What the ....? U.S. Soldiers Get Just Four Hours of Ebola Training Before Deploying to Africa...
(by Tim Mak, The Daily Beast) -- As the U.S. military rushes to combat Ebola in West Africa, soldiers are receiving on-the-fly instructions on how to protect themselves against the deadly virus.
American military operations to fight Ebola in Africa are unfolding quickly—forcing the military to come up with some procedures and protocols on the fly.
Soldiers preparing for deployment to West Africa are given just four hours of Ebola-related training before leaving to combat the epidemic. And the first 500 soldiers to arrive have been holing up in Liberian hotels and government facilities while the military builds longer-term infrastructure on the ground.

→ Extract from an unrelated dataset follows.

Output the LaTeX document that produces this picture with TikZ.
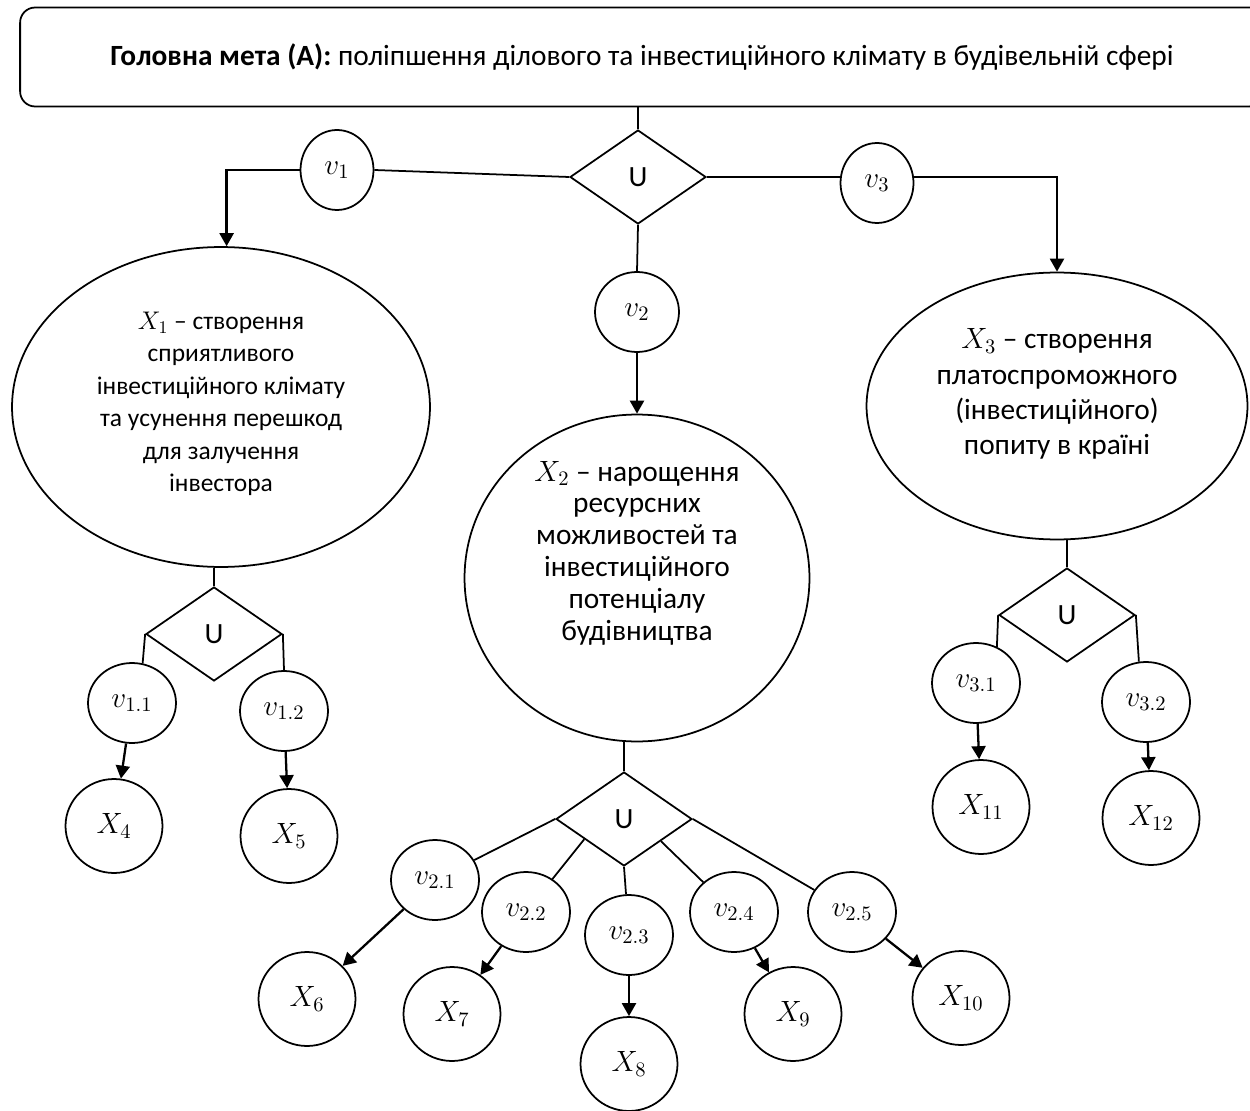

For soldiers at Fort Campbell and Fort Bragg preparing for their deployments to West Africa, Mobile Training Teams from the United States Army Medical Research Institute of Infectious Diseases (USAMRIID), based out of Fort Detrick, have been tasked with instructing them on Ebola protocols.
A team of two can train as many as 50 personnel over that four-hour time frame, USAMRIID told The Daily Beast. The training includes hands-on instruction on how to put on, remove, and decontaminate personal protective equipment, followed by a practical test to ensure that soldiers understand the procedures.